On a fall day in San Jose, California when I was about 8 years old, a flock of birds flew into the bare limbs of the tree in our front yard. I ran under the tree in wonder to see the hundreds of birds just above me. Within seconds, I was covered from the top of my head to my toes with bird poop.

46 years later in early winter 2002, I walked in sub-freezing temperatures and gusty winds with my head up and eyes open after leaving work in downtown Seattle, Washington.  I had to glance down periodically to step carefully on the salt-encrusted icy pavement and streets. Everyone else had their heads down.

At the intersection of 5th Ave., Stewart St. & Olive Way, I looked up at a Giant Sequoia that was lit up by hundreds of large holiday lights installed in and around the tree.  I saw 1,000’s of starlings and other birds flying into the tree to huddle together. I wondered how they all knew where to huddle for warmth.

Other pedestrians flowed around me, oblivious to the sights above.  I tried pointing out the tree to a few pedestrians who were more intent on walking to their destinations.

I got lost watching the endless stream of birds joining those already in the Sequoia.

The “bird-tree” is but one example of thousands of momentary experiences of seeing, hearing, tasting, feeling or smelling or otherwise becoming aware of what is right in front of me at any moment.

It is a practice that I continue to develop whenever I walk.  Whether one may call it mindful walking or conscious movement or anything else, what I’ve learned is that when I am not caught up in the 10,000 forms of self-absorption, selfishness, self-seeking and internal debates, conversations, opinions and thoughts, wondrous moments unfold in all directions.

And periodically another human being drifts by smiling.

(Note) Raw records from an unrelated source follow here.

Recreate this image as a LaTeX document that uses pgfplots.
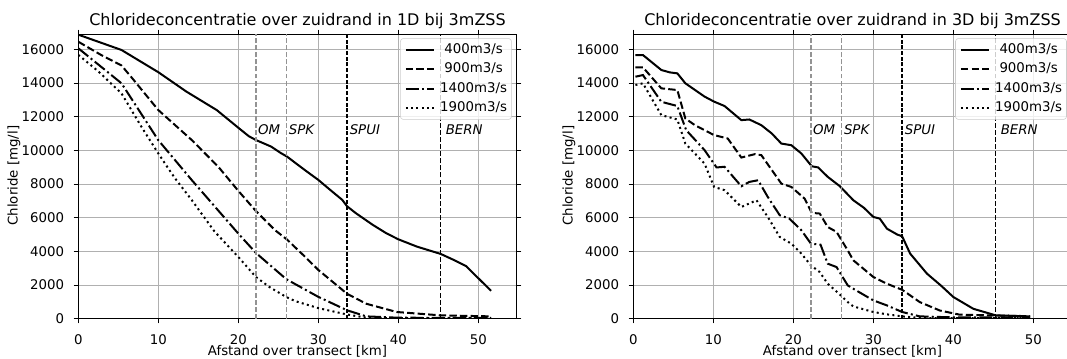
\documentclass[border=0pt]{standalone}
\usepackage{fontspec}
\setmainfont{DejaVu Sans}
\usepackage{pgfplots}
\usepackage{pgfplotstable}
\pgfplotsset{compat=1.18}

\pgfplotstableread{
x y
0 16.88
5.4 15.97
10 14.65
13.5 13.5
17.3 12.40
20 11.35
21.3 10.85
22.2 10.62
24.1 10.23
25.3 9.85
26.1 9.63
28.3 8.84
30 8.25
31.5 7.65
33 7.06
33.6 6.68
34.7 6.27
36.8 5.58
38.5 5.08
40 4.72
42.3 4.29
45.3 3.85
46.9 3.50
48.5 3.12
49.8 2.50
51.6 1.66
}\oneA
\pgfplotstableread{
x y
0 16.46
2.9 15.66
5.4 15.05
6.9 14.2
10 12.4
14.2 10.61
17.5 9.03
20 7.60
22.2 6.40
24.6 5.26
26.1 4.70
28.3 3.70
30 2.90
33.6 1.48
36 0.89
39.8 0.40
45.3 0.20
51.6 0.14
}\oneB
\pgfplotstableread{
x y
0 16.07
5.4 13.99
10 10.61
14.2 8.23
20 5.06
22.2 3.91
26.0 2.35
30 1.30
33.6 0.50
36 0.14
40 0.06
51.6 0.05
}\oneC
\pgfplotstableread{
x y
0 15.68
2.5 14.70
5.4 13.39
7.9 11.4
10 9.82
12 8.4
14.2 7.04
17 5.2
20 3.67
22.2 2.48
24 1.85
26.0 1.29
27.1 1.05
30 0.63
33.6 0.25
36 0.06
40 0.03
51.6 0.03
}\oneD

\pgfplotstableread{
x y
0.26 15.67
1.2 15.67
3.5 14.78
4.55 14.64
5.5 14.58
6.5 13.99
8.9 13.2
10.1 12.9
11.4 12.64
13.5 11.8
14.5 11.84
16.0 11.5
17.3 11.01
18.5 10.41
19.75 10.31
21 9.82
22.3 9.06
23.1 8.99
24.3 8.43
25.8 7.88
27.5 7.04
28.8 6.60
30 6.05
30.8 5.95
31.7 5.35
33.0 5.0
33.6 4.9
34.6 3.87
36.7 2.68
38.5 1.95
40 1.29
42.5 0.59
45.3 0.20
49.6 0.14
}\threeA
\pgfplotstableread{
x y
0.26 14.94
1.2 14.94
3.5 13.69
5.5 13.59
6.5 11.9
7.7 11.5
10.1 10.91
11.8 10.71
13.5 9.58
15.2 9.78
16.0 9.72
18.5 8.03
19.75 7.83
21.4 7.14
22.3 6.29
23.3 6.25
24.3 5.45
25.4 5.16
26.8 4.06
27.5 3.47
30 2.48
31.7 2.08
33.6 1.72
35.8 0.99
38.3 0.49
40.8 0.24
49.6 0.15
}\threeB
\pgfplotstableread{
x y
0.26 14.38
1.2 14.48
3.5 12.89
5.5 12.64
6.6 11.21
8.9 10.02
10.4 8.99
11.4 9.03
13.5 7.87
14.5 8.13
15.6 8.23
16.8 7.24
18.3 6.15
19.5 5.95
21 5.26
22.2 4.46
23.4 4.40
24.3 3.27
25.4 3.07
26.8 1.98
27.5 1.78
30 1.09
31.7 0.79
33.6 0.40
35.8 0.14
40 0.08
49.6 0.08
}\threeC
\pgfplotstableread{
x y
0.26 13.89
1.2 13.99
3.5 12.1
5.5 11.84
6.5 10.41
8.9 9.22
10.1 7.83
11.4 7.64
13.5 6.64
15.4 7.04
16.8 6.05
18.3 4.86
19.75 4.46
21 3.87
22.2 3.17
23.3 2.77
24.3 2.08
25.7 1.49
26.8 0.99
27.5 0.73
30 0.40
31.7 0.26
33.6 0.14
36 0.04
49.6 0.03
}\threeD

\definecolor{gridgray}{HTML}{B0B0B0}
\definecolor{leggray}{HTML}{CCCCCC}

\pgfplotsset{
  chl/.style={
    scale only axis,
    width=328.8pt, height=213.3pt,
    xmin=0, xmax=54.8, ymin=0, ymax=16900,
    xtick={0,10,20,30,40,50},
    ytick={0,2000,4000,6000,8000,10000,12000,14000,16000},
    scaled y ticks=false,
    grid=major,
    major grid style={color=gridgray, line width=0.8pt},
    axis line style={line width=0.8pt},
    tick align=outside,
    major tick length=3.5pt,
    every tick/.style={black, line width=0.8pt},
    tick label style={font=\fontsize{10}{12}\selectfont, inner sep=0pt},
    /pgf/number format/assume math mode=true,
    /pgf/number format/1000 sep={},
    xticklabel style={anchor=north, yshift=-8pt},
    yticklabel style={anchor=east, xshift=-7pt},
    xlabel={Afstand over transect [km]},
    ylabel={Chloride [mg/l]},
    label style={font=\fontsize{10}{12}\selectfont},
    xlabel style={at={(axis description cs:0.5,-0.116)}, anchor=center},
    ylabel style={at={(axis description cs:-0.147,0.503)}, anchor=center},
    every axis title/.style={at={(axis description cs:0.5,1)}, anchor=base, yshift=6.45pt, font=\fontsize{12}{14}\selectfont},
    legend style={at={(axis description cs:0.9886,0.986)}, anchor=north east,
      draw=leggray, rounded corners=2pt, fill=white, fill opacity=0.8, text opacity=1,
      font=\fontsize{10}{12}\selectfont, row sep=4.6pt, inner xsep=3.3pt, inner ysep=3.4pt,
      nodes={inner sep=0pt, text height=7.5pt, text depth=2.5pt},
      /tikz/every odd column/.append style={column sep=4pt}},
    legend cell align=left,
    legend image code/.code={\draw[#1] (0pt,0pt) -- (21pt,0pt);},
  },
  s1/.style={black, line width=1.5pt, solid},
  s2/.style={black, line width=1.5pt, dash pattern=on 5.55pt off 2.4pt},
  s3/.style={black, line width=1.5pt, dash pattern=on 9.6pt off 2.4pt on 1.5pt off 2.4pt},
  s4/.style={black, line width=1.5pt, dash pattern=on 1.5pt off 2.475pt},
  vgray/.style={gray!85, line width=1pt, dash pattern=on 3.7pt off 1.6pt},
  vspui/.style={black, line width=1.4pt, dash pattern=on 3pt off 1.3pt},
  vbern/.style={black, line width=0.8pt, dash pattern=on 3.7pt off 1.6pt},
}

\newcommand{\marklines}{%
  \addplot[vgray, forget plot] coordinates {(22.2,0) (22.2,16900)};
  \addplot[vgray, forget plot] coordinates {(26.0,0) (26.0,16900)};
  \addplot[vspui, forget plot] coordinates {(33.6,0) (33.6,16900)};
  \addplot[vbern, forget plot] coordinates {(45.3,0) (45.3,16900)};
  \node[anchor=west, inner sep=0pt, font=\fontsize{10}{12}\selectfont\itshape] at (axis cs:22.45,11250) {OM};
  \node[anchor=west, inner sep=0pt, font=\fontsize{10}{12}\selectfont\itshape] at (axis cs:26.3,11250) {SPK};
  \node[anchor=west, inner sep=0pt, font=\fontsize{10}{12}\selectfont\itshape] at (axis cs:33.9,11250) {SPUI};
  \node[anchor=west, inner sep=0pt, font=\fontsize{10}{12}\selectfont\itshape] at (axis cs:45.9,11250) {BERN};
}

\begin{document}
\begin{tikzpicture}
\begin{axis}[chl, at={(58.725pt,30.2pt)}, anchor=south west,
  title={Chlorideconcentratie over zuidrand in 1D bij 3mZSS}]
  \addplot[s1] table[x=x, y expr=\thisrow{y}*1000] {\oneA};
  \addplot[s2] table[x=x, y expr=\thisrow{y}*1000] {\oneB};
  \addplot[s3] table[x=x, y expr=\thisrow{y}*1000] {\oneC};
  \addplot[s4] table[x=x, y expr=\thisrow{y}*1000] {\oneD};
  \marklines
  \legend{\kern0.32em400m3/s,\kern0.32em900m3/s,1400m3/s,1900m3/s}
\end{axis}
\begin{axis}[chl, at={(475pt,30.2pt)}, anchor=south west,
  title={Chlorideconcentratie over zuidrand in 3D bij 3mZSS}]
  \addplot[s1] table[x=x, y expr=\thisrow{y}*1000] {\threeA};
  \addplot[s2] table[x=x, y expr=\thisrow{y}*1000] {\threeB};
  \addplot[s3] table[x=x, y expr=\thisrow{y}*1000] {\threeC};
  \addplot[s4] table[x=x, y expr=\thisrow{y}*1000] {\threeD};
  \marklines
  \legend{\kern0.32em400m3/s,\kern0.32em900m3/s,1400m3/s,1900m3/s}
\end{axis}
\pgfresetboundingbox
\path[use as bounding box] (0pt,0pt) rectangle (800.25pt,269.25pt);
\end{tikzpicture}
\end{document}
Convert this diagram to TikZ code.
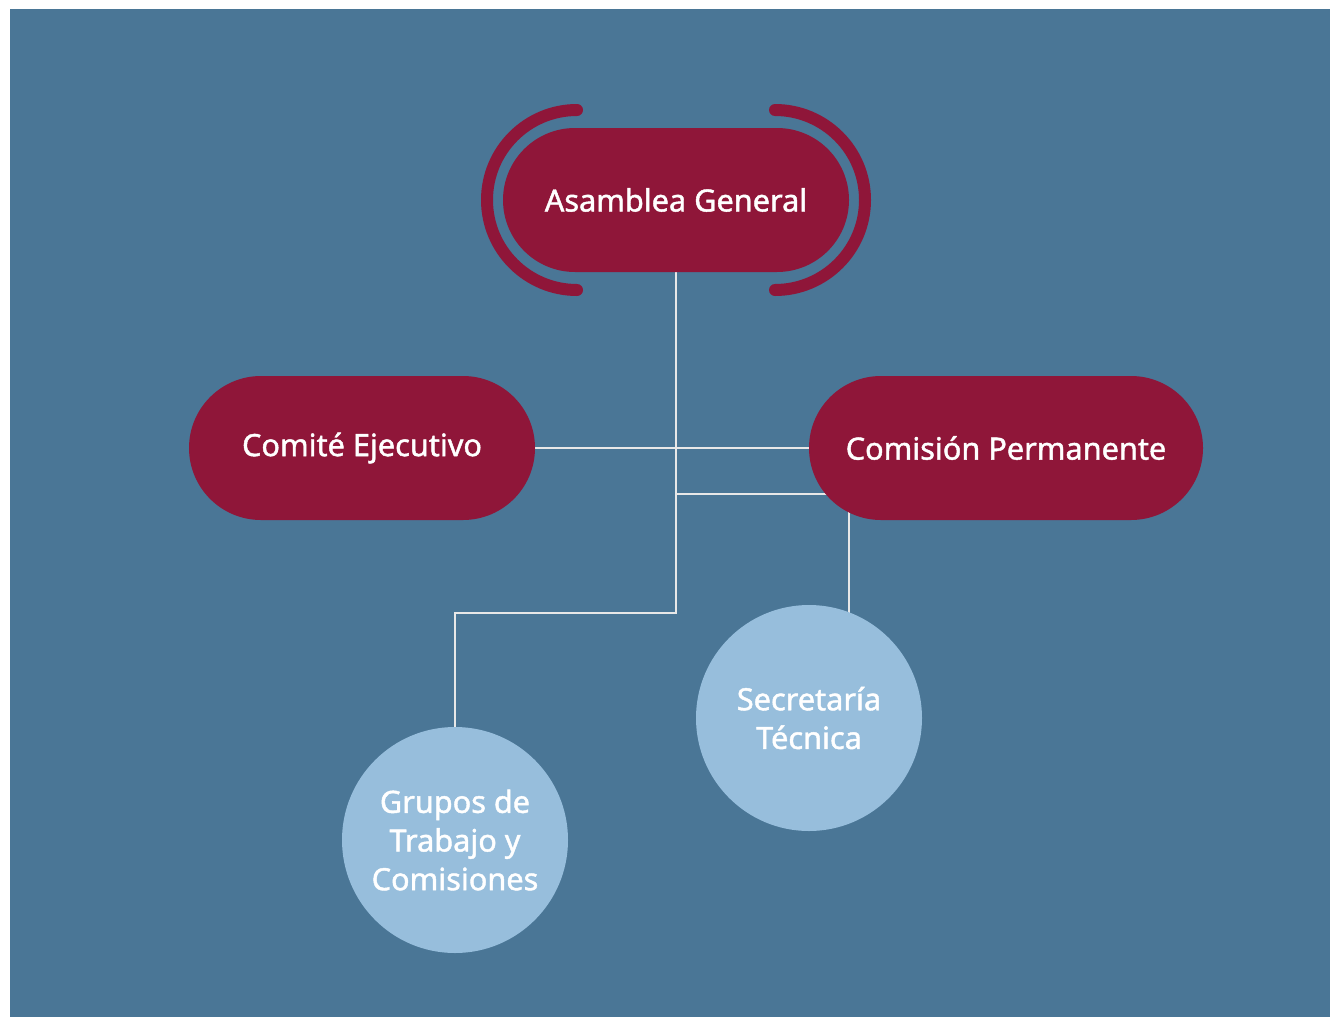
\documentclass[tikz,border=0pt]{standalone}
\usepackage{fontspec}
\setmainfont{Noto Sans}
\newfontface\medfont{Noto Sans}[FakeBold=1.4]
\usetikzlibrary{calc}
\definecolor{bgblue}{HTML}{4A7696}
\definecolor{maroon}{HTML}{8F1639}
\definecolor{lightblue}{HTML}{97BEDC}
\definecolor{linecol}{HTML}{E8E8E8}
\pgfdeclarelayer{back}
\pgfdeclarelayer{lines}
\pgfsetlayers{back,lines,main}
\begin{document}
\begin{tikzpicture}[x=0.75pt,y=-0.75pt,
  pill/.style={rectangle, rounded corners=54pt, fill=maroon, minimum height=108pt, inner sep=0pt, text=white, font=\medfont\fontsize{23pt}{28pt}\selectfont},
  disc/.style={circle, fill=lightblue, minimum size=169.5pt, inner sep=0pt, text=white, align=center, font=\medfont\fontsize{23pt}{29pt}\selectfont},
  bracket/.style={draw=maroon, line width=9pt, line cap=round},
  conn/.style={draw=linecol, line width=1.6pt}]
\useasboundingbox (0,0) rectangle (1330,1017);
\begin{pgfonlayer}{back}
\fill[bgblue] (10,9) rectangle (1330,1017);
\end{pgfonlayer}
\node[pill, minimum width=259.5pt] (ag) at (676,200) {Asamblea General};
\node[pill, minimum width=259.5pt] (ce) at (362,448) {Comité Ejecutivo};
\node[pill, minimum width=295.5pt] (cp) at (1006,448) {Comisión Permanente};
\node[disc] (st) at (809,718) {Secretaría\\Técnica};
\node[disc] (gt) at (455,840) {Grupos de\\Trabajo y\\Comisiones};
\draw[bracket] (ag.center) ++(-99,-90) arc[start angle=270,end angle=90,radius=90];
\draw[bracket] (ag.center) ++(99,-90) arc[start angle=270,end angle=450,radius=90];
\begin{pgfonlayer}{lines}
\coordinate (j1) at (676,613);
\coordinate (j2) at (676,494);
\coordinate (j3) at (849,448);
\draw[conn] (ag.south) -- (j1) -| (gt.north);
\draw[conn] (ce.east) -- (cp.west);
\draw[conn] (j2) -- (j2 -| cp.center);
\draw[conn] (j3) -- (j3 |- st.center);
\end{pgfonlayer}
\end{tikzpicture}
\end{document}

About two years ago, I was standing on First Avenue at a bus stop next to Pike’s Place Market on a beautiful sunny day.  I watched a cheerful man dressed in outlandish clothes pick out from the garbage cans take-away containers of coffee, juices, food and eat or drink them. He had an immense smile.  During the same period, hundreds of grim-faced, serious, stern, unsmiling people walked by.  I had to consider who was the happy person at that moment.

I have since read something said by Shunryu Suzuki.

‎”A clinical psychiatrist questioned [Shunryu] Suzuki Roshi about consciousness.

“I don’t know anything about consciousness,’ Suzuki said. ‘I just try to teach my students about how to hear the birds sing.'”

“To Shine One Corner of the World – moments with Shunryu Suzuki” (2002 Broadway Books).

Every moment is an opportunity to just hear, see, sense and become the “birds.”